Thanksgiving Day With My Family Is An All Out Electronics War

shutterstock_89332927I know we’re supposed to be grateful and eat a nice gracious dinner together later, but when you get me, my husband, my parents, my brother and his wife and our combined four children in one space one thing is for sure — there will be serious fights over electronics.

You would think that we each live alone in the quiet and solitude the way my family goes insane over the sight of the pretty colors and lights of electronic devises at Thanksgiving.  And for some reason it’s only THIS holiday that we run into problems.  There are never fights over the TV/XBox/iPads on Labor Day. And Christmas I guess we’re just too busy with our own new toys.  But Thanksgiving is a struggle that includes everyone but my mother.  She’s too busy in the kitchen cooking all day not in a 1950s housewife way, but in the way that she’s the captain of cooking and we don’t get in her way.  So the rest of us are left to our own devices, so to speak.
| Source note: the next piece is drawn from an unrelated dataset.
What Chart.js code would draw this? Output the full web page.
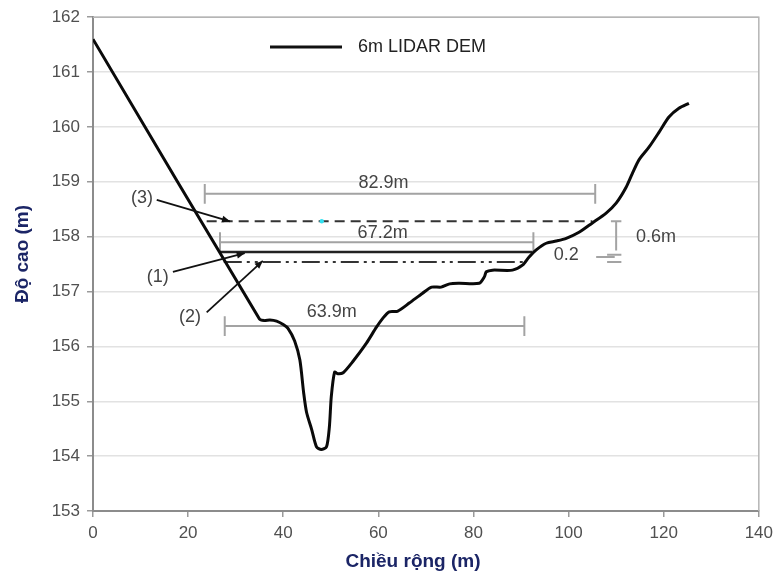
<!DOCTYPE html>
<html>
<head>
<meta charset="utf-8">
<script src="https://cdn.jsdelivr.net/npm/chart.js@4/dist/chart.umd.min.js"></script>
<style>
html,body{margin:0;padding:0;background:#fff;}
#wrap{width:779px;height:575px;}
</style>
</head>
<body>
<div id="wrap"><canvas id="c" width="779" height="575"></canvas></div>
<script>
// ---- data ----
const curveX = [0,35,36,37.2,38.6,40,41,42.4,43.5,44.3,44.9,46,47,48,49.1,49.7,50.1,50.8,51.5,52.6,54.6,57.5,59.6,61,62.3,64,66.5,69.3,71.2,73.2,75,77,81.2,82.3,82.7,84,88.2,90.3,91.7,93.2,95.3,97.4,99.5,102.2,105,107.9,110,112.1,113.4,114.8,116.9,119,121.1,123.2,125.3];
const curveY = [161.6,156.5,156.47,156.48,156.46,156.4,156.33,156.1,155.75,155.15,154.8,154.48,154.17,154.12,154.17,154.53,155.08,155.53,155.5,155.52,155.72,156.06,156.35,156.52,156.63,156.64,156.79,156.97,157.08,157.08,157.14,157.15,157.15,157.27,157.36,157.39,157.39,157.48,157.63,157.76,157.88,157.92,157.97,158.08,158.25,158.43,158.61,158.9,159.15,159.4,159.63,159.9,160.18,160.34,160.43];

// water levels: [xStart, xEnd], elevation
const level3X = [23.9,105]; const level3Y = 158.28;   // dashed
const level1X = [26.7,92.4]; const level1Y = 157.72;  // solid
const level2X = [27.5,91];   const level2Y = 157.54;  // dash-dot

// width dimensions
const widthLabels = ["82.9m","67.2m","63.9m"];
const widthStart  = [23.5,26.7,27.7];
const widthEnd    = [105.6,92.6,90.7];
const widthLevel  = [158.78,157.9,156.37];

// depth dimensions
const depthLabels = ["0.6m","0.2"];

const xTicks = [0,20,40,60,80,100,120,140];
const yTicks = [153,154,155,156,157,158,159,160,161,162];
const legendLabel = "6m LIDAR DEM";
const xTitle = "Chiều rộng (m)";
const yTitle = "Độ cao (m)";
const levelLabels = ["(3)","(1)","(2)"];

// ---- build datasets ----
const curve = curveX.map((x,i)=>({x:x,y:curveY[i]}));
const seg = (xs,y)=>[{x:xs[0],y:y},{x:xs[1],y:y}];

// gray dimension lines with caps, broken by nulls
const capH = 0.18;
const dimPts = [];
widthStart.forEach((s,i)=>{
  const e = widthEnd[i], y = widthLevel[i];
  dimPts.push({x:s,y:y},{x:e,y:y},{x:e,y:null});
  dimPts.push({x:s,y:y-capH},{x:s,y:y+capH},{x:s,y:null});
  dimPts.push({x:e,y:y-capH},{x:e,y:y+capH},{x:e,y:null});
});
// vertical 0.6 m dimension
const dX = 110;
dimPts.push({x:dX,y:level3Y},{x:dX,y:level1Y+0.03},{x:dX,y:null});
dimPts.push({x:dX-1.1,y:level3Y},{x:dX+1.1,y:level3Y},{x:dX,y:null});
dimPts.push({x:dX-1.9,y:level1Y-0.05},{x:dX+1.1,y:level1Y-0.05},{x:dX,y:null});
dimPts.push({x:dX-1.9,y:level2Y},{x:dX+1.1,y:level2Y},{x:dX,y:null});
dimPts.push({x:dX-4.2,y:(level1Y+level2Y)/2},{x:dX-0.3,y:(level1Y+level2Y)/2},{x:dX,y:null});

const annotations = {
  widthText: [[61.1,158.98],[60.9,158.06],[50.2,156.63]],
  depthText: [[118.4,158.0],[99.5,157.66]],
  levelText: [[10.3,158.7],[13.6,157.26],[20.4,156.54]],
  arrows: [[[13.4,158.67],[28.8,158.28]],[[16.8,157.36],[31.9,157.7]],[[23.9,156.62],[35.7,157.56]]]
};

const F = "'Liberation Sans', Arial, sans-serif";

const overlay = {
  id:'overlay',
  afterDraw(chart){
    const ctx = chart.ctx, xs = chart.scales.x, ys = chart.scales.y, a = chart.chartArea;
    const px = v=>xs.getPixelForValue(v), py = v=>ys.getPixelForValue(v);
    ctx.save();
    // top/right border
    ctx.strokeStyle = '#b5b5b5'; ctx.lineWidth = 1.5;
    ctx.beginPath(); ctx.moveTo(a.left,a.top); ctx.lineTo(a.right,a.top); ctx.lineTo(a.right,a.bottom); ctx.stroke();
    // legend
    ctx.strokeStyle = '#111'; ctx.lineWidth = 3.2;
    ctx.beginPath(); ctx.moveTo(270,47); ctx.lineTo(342,47); ctx.stroke();
    ctx.fillStyle = '#222'; ctx.font = '18px '+F; ctx.textBaseline='middle'; ctx.textAlign='left';
    ctx.fillText(legendLabel, 358, 47);
    // axis titles
    ctx.fillStyle = '#1b2566'; ctx.font = 'bold 19px '+F; ctx.textAlign='center';
    ctx.fillText(xTitle, 413, 562);
    ctx.save(); ctx.translate(23, 254); ctx.rotate(-Math.PI/2); ctx.fillText(yTitle, 0, 0); ctx.restore();
    // annotation text
    ctx.fillStyle = '#444'; ctx.font = '18px '+F; ctx.textAlign='center';
    widthLabels.forEach((t,i)=>ctx.fillText(t, px(annotations.widthText[i][0]), py(annotations.widthText[i][1])));
    depthLabels.forEach((t,i)=>ctx.fillText(t, px(annotations.depthText[i][0]), py(annotations.depthText[i][1])));
    levelLabels.forEach((t,i)=>ctx.fillText(t, px(annotations.levelText[i][0]), py(annotations.levelText[i][1])));
    // arrows
    ctx.strokeStyle = '#111'; ctx.fillStyle = '#111'; ctx.lineWidth = 1.8;
    annotations.arrows.forEach(ar=>{
      const x1=px(ar[0][0]), y1=py(ar[0][1]), x2=px(ar[1][0]), y2=py(ar[1][1]);
      ctx.beginPath(); ctx.moveTo(x1,y1); ctx.lineTo(x2,y2); ctx.stroke();
      const ang = Math.atan2(y2-y1,x2-x1), L=8, W=3.5;
      ctx.beginPath(); ctx.moveTo(x2,y2);
      ctx.lineTo(x2-L*Math.cos(ang)+W*Math.sin(ang), y2-L*Math.sin(ang)-W*Math.cos(ang));
      ctx.lineTo(x2-L*Math.cos(ang)-W*Math.sin(ang), y2-L*Math.sin(ang)+W*Math.cos(ang));
      ctx.closePath(); ctx.fill();
    });
    ctx.restore();
  }
};

new Chart(document.getElementById('c'), {
  type:'scatter',
  data:{datasets:[
    {label:'dims', data:dimPts, showLine:true, spanGaps:false, borderColor:'#a3a3a3', borderWidth:2, pointRadius:0, order:5},
    {label:'level3', data:seg(level3X,level3Y), showLine:true, borderColor:'#333', borderWidth:2, borderDash:[10,6], pointRadius:0, order:4},
    {label:'level1', data:seg(level1X,level1Y), showLine:true, borderColor:'#222', borderWidth:2.5, pointRadius:0, order:4},
    {label:'level2', data:seg(level2X,level2Y), showLine:true, borderColor:'#333', borderWidth:2, borderDash:[18,5,3,5,3,5], pointRadius:0, order:4},
    {label:'dot', data:[{x:48.1,y:158.28}], showLine:false, pointRadius:2.2, pointBackgroundColor:'#33e0f0', pointBorderWidth:0, order:3},
    {label:legendLabel, data:curve, showLine:true, borderColor:'#0a0a0a', borderWidth:3, pointRadius:0, tension:0.25, order:1}
  ]},
  options:{
    responsive:false, animation:false, devicePixelRatio:1,
    layout:{padding:{left:0,right:19,top:17,bottom:0}},
    plugins:{legend:{display:false}, tooltip:{enabled:false}},
    scales:{
      x:{type:'linear', min:0, max:140,
        afterBuildTicks(s){ s.ticks = xTicks.map(v=>({value:v})); },
        afterFit(s){ s.height = 64; },
        grid:{drawOnChartArea:false, drawTicks:true, tickLength:6, tickColor:'#9a9a9a', lineWidth:1.5},
        border:{color:'#8c8c8c', width:2},
        ticks:{color:'#505050', font:{family:F, size:17}, padding:6, maxRotation:0}
      },
      y:{type:'linear', min:153, max:162,
        afterBuildTicks(s){ s.ticks = yTicks.map(v=>({value:v})); },
        afterFit(s){ s.width = 93; },
        grid:{color:'#e2e2e2', lineWidth:1.5, drawTicks:true, tickLength:6, tickColor:'#9a9a9a'},
        border:{color:'#8c8c8c', width:2},
        ticks:{color:'#505050', font:{family:F, size:17}, padding:7}
      }
    }
  },
  plugins:[overlay]
});
</script>
</body>
</html>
The TV is the site of the greatest conflict on Thanksgiving Day.  My husband, an avid sports fan and someone who can’t even comprehend turkey without tight-ends, will fight for his football.  Sadly, he is fighting a losing battle since my siblings and I grew up in a non-sports home.  We enjoy baseball but aren’t fanatical and that’s the end of it.  Football?  Um, never.  Instead, my parents’ house is a video game mecca and always has been.  From the Super Mario Brothers of the ’80s to Grand Theft Auto of today, my two brothers and father will vie for their favorite games and hog the controller as much as possible today.  My son may actually relinquish an iPad just to watch the car chases on the large screen TV.

I said MIGHT.

Because the electronics wars don’t end with the adults.  You might think the adorable cherubs that are our children would be above this kind of thing (or too young for it maybe) but you’d be wrong.  We don’t own and iPhones or iPads so grandma and grandpas house is a treasure with both.  The problem?  Three iPad obsessed children with not as many devices to go around.  Of course we teach them to take turns and share with their siblings and cousins, but there’s only so much they can learn without watching the adults bicker over the television and wonder why they have to share when their parents don’t know how.

When I finally get sick of reading, writing for Mommyish and picking at my mother’s cooking, I will argue that we should actually watch some GD holiday programming on cable.  My father’s nostalgia will kick in and we will take over the 50 inch screen with our absolute favorite March of The Wooden Soldiers.  In black and white, of course, since the colorized version is horrid.  This is the first year I think my son might be into the movie and I’m so excited.  Those Wooden Soldiers are a staple of my every single Thanksgiving memory from my toddler years to my having a toddler years and it’s one I hold dear.

Thanksgiving isn’t my favorite holiday, but it’s certainly grown on me every year I’ve been married, since it’s my husband’s favorite.  And now every year with children, I look forward to the new ways their participation will add to our old traditions.

The holiday season has officially begun.  Enjoy!